((
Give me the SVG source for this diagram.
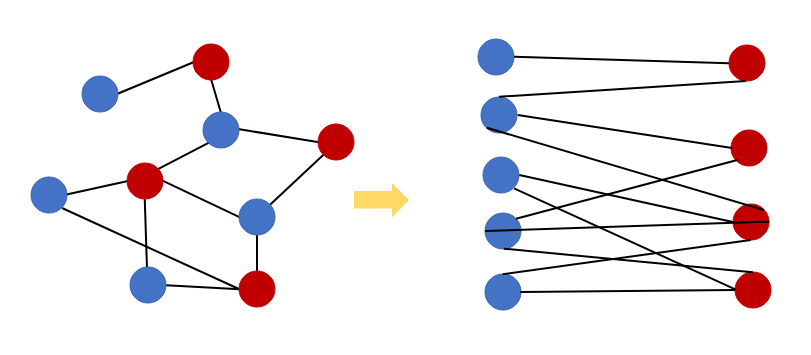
<svg xmlns="http://www.w3.org/2000/svg" width="811" height="355" viewBox="0 0 811 355">
<style>
.e{stroke:#000;stroke-width:2;fill:none}
.b{fill:#4472C4;stroke:#3B65B0;stroke-width:1}
.r{fill:#C00000;stroke:#C00000;stroke-width:1}
</style>
<rect width="811" height="355" fill="#fff"/>
<g id="left-connectors">
<line class="e" x1="117" y1="94" x2="194" y2="62"/>
<line class="e" x1="211" y1="79" x2="221" y2="113"/>
<line class="e" x1="238" y1="129" x2="319" y2="142.3"/>
<line class="e" x1="209" y1="142.6" x2="157" y2="169.6"/>
<line class="e" x1="128" y1="181" x2="66.5" y2="194.5"/>
<line class="e" x1="162" y1="180.4" x2="240" y2="217.3"/>
<line class="e" x1="144.7" y1="198" x2="147" y2="268"/>
<line class="e" x1="324" y1="154.3" x2="269.5" y2="205.2"/>
<line class="e" x1="257" y1="234" x2="257" y2="272"/>
<line class="e" x1="62" y1="208" x2="240" y2="289.5"/>
<line class="e" x1="166" y1="285.3" x2="240" y2="289.3"/>
</g>
<g id="nA"><circle class="b" cx="100" cy="94" r="18"/></g>
<g id="nB"><circle class="r" cx="211" cy="62" r="18"/></g>
<g id="nC"><circle class="b" cx="221" cy="130" r="18"/></g>
<g id="nD"><circle class="r" cx="336" cy="142" r="18"/></g>
<g id="nE"><circle class="r" cx="145" cy="181" r="18"/></g>
<g id="nF"><circle class="b" cx="49" cy="195" r="18"/></g>
<g id="nG"><circle class="b" cx="257" cy="217" r="18"/></g>
<g id="nH"><circle class="b" cx="148" cy="285" r="18"/></g>
<g id="nI"><circle class="r" cx="257" cy="289" r="18"/></g>
<g id="arrow"><polygon fill="#FFD966" points="354,191 392,191 392,183 409,200 392,217.5 392,208.5 354,208.5"/></g>
<g id="nL1"><circle class="b" cx="496" cy="57" r="18"/></g>
<g id="nL2"><circle class="b" cx="499" cy="115" r="18"/></g>
<g id="nL3"><circle class="b" cx="501" cy="175" r="18"/></g>
<g id="nL4"><circle class="b" cx="503" cy="231" r="18"/></g>
<g id="nL5"><circle class="b" cx="503" cy="292" r="18"/></g>
<g id="nR1"><circle class="r" cx="747" cy="63" r="18"/></g>
<g id="nR2"><circle class="r" cx="749" cy="148" r="18"/></g>
<g id="nR3"><circle class="r" cx="751" cy="222" r="18"/></g>
<g id="nR4"><circle class="r" cx="753" cy="290" r="18"/></g>
<g id="right-connectors">
<line class="e" x1="514" y1="56.7" x2="729" y2="63.3"/>
<line class="e" x1="746" y1="81" x2="499" y2="96.7"/>
<line class="e" x1="517.7" y1="115" x2="732" y2="148"/>
<line class="e" x1="486.7" y1="127.7" x2="764" y2="210"/>
<line class="e" x1="519.3" y1="175" x2="734" y2="222.3"/>
<line class="e" x1="514" y1="188.3" x2="735.3" y2="289.3"/>
<line class="e" x1="737.3" y1="160" x2="516" y2="218.7"/>
<line class="e" x1="485.3" y1="231" x2="769.3" y2="221.7"/>
<line class="e" x1="504" y1="248.7" x2="752.7" y2="272.3"/>
<line class="e" x1="750.7" y1="240" x2="502.7" y2="274.3"/>
<line class="e" x1="520.3" y1="292" x2="735.3" y2="290"/>
</g>
</svg>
))
Copy out all of the material exactly as written, without its pictures.

### ANSWER FOR THIS EXERCISE
Give me the SVG source for this diagram.
<svg xmlns="http://www.w3.org/2000/svg" width="811" height="355" viewBox="0 0 811 355">
<style>
.e{stroke:#000;stroke-width:2;fill:none}
.b{fill:#4472C4;stroke:#3B65B0;stroke-width:1}
.r{fill:#C00000;stroke:#C00000;stroke-width:1}
</style>
<rect width="811" height="355" fill="#fff"/>
<g id="left-connectors">
<line class="e" x1="117" y1="94" x2="194" y2="62"/>
<line class="e" x1="211" y1="79" x2="221" y2="113"/>
<line class="e" x1="238" y1="129" x2="319" y2="142.3"/>
<line class="e" x1="209" y1="142.6" x2="157" y2="169.6"/>
<line class="e" x1="128" y1="181" x2="66.5" y2="194.5"/>
<line class="e" x1="162" y1="180.4" x2="240" y2="217.3"/>
<line class="e" x1="144.7" y1="198" x2="147" y2="268"/>
<line class="e" x1="324" y1="154.3" x2="269.5" y2="205.2"/>
<line class="e" x1="257" y1="234" x2="257" y2="272"/>
<line class="e" x1="62" y1="208" x2="240" y2="289.5"/>
<line class="e" x1="166" y1="285.3" x2="240" y2="289.3"/>
</g>
<g id="nA"><circle class="b" cx="100" cy="94" r="18"/></g>
<g id="nB"><circle class="r" cx="211" cy="62" r="18"/></g>
<g id="nC"><circle class="b" cx="221" cy="130" r="18"/></g>
<g id="nD"><circle class="r" cx="336" cy="142" r="18"/></g>
<g id="nE"><circle class="r" cx="145" cy="181" r="18"/></g>
<g id="nF"><circle class="b" cx="49" cy="195" r="18"/></g>
<g id="nG"><circle class="b" cx="257" cy="217" r="18"/></g>
<g id="nH"><circle class="b" cx="148" cy="285" r="18"/></g>
<g id="nI"><circle class="r" cx="257" cy="289" r="18"/></g>
<g id="arrow"><polygon fill="#FFD966" points="354,191 392,191 392,183 409,200 392,217.5 392,208.5 354,208.5"/></g>
<g id="nL1"><circle class="b" cx="496" cy="57" r="18"/></g>
<g id="nL2"><circle class="b" cx="499" cy="115" r="18"/></g>
<g id="nL3"><circle class="b" cx="501" cy="175" r="18"/></g>
<g id="nL4"><circle class="b" cx="503" cy="231" r="18"/></g>
<g id="nL5"><circle class="b" cx="503" cy="292" r="18"/></g>
<g id="nR1"><circle class="r" cx="747" cy="63" r="18"/></g>
<g id="nR2"><circle class="r" cx="749" cy="148" r="18"/></g>
<g id="nR3"><circle class="r" cx="751" cy="222" r="18"/></g>
<g id="nR4"><circle class="r" cx="753" cy="290" r="18"/></g>
<g id="right-connectors">
<line class="e" x1="514" y1="56.7" x2="729" y2="63.3"/>
<line class="e" x1="746" y1="81" x2="499" y2="96.7"/>
<line class="e" x1="517.7" y1="115" x2="732" y2="148"/>
<line class="e" x1="486.7" y1="127.7" x2="764" y2="210"/>
<line class="e" x1="519.3" y1="175" x2="734" y2="222.3"/>
<line class="e" x1="514" y1="188.3" x2="735.3" y2="289.3"/>
<line class="e" x1="737.3" y1="160" x2="516" y2="218.7"/>
<line class="e" x1="485.3" y1="231" x2="769.3" y2="221.7"/>
<line class="e" x1="504" y1="248.7" x2="752.7" y2="272.3"/>
<line class="e" x1="750.7" y1="240" x2="502.7" y2="274.3"/>
<line class="e" x1="520.3" y1="292" x2="735.3" y2="290"/>
</g>
</svg>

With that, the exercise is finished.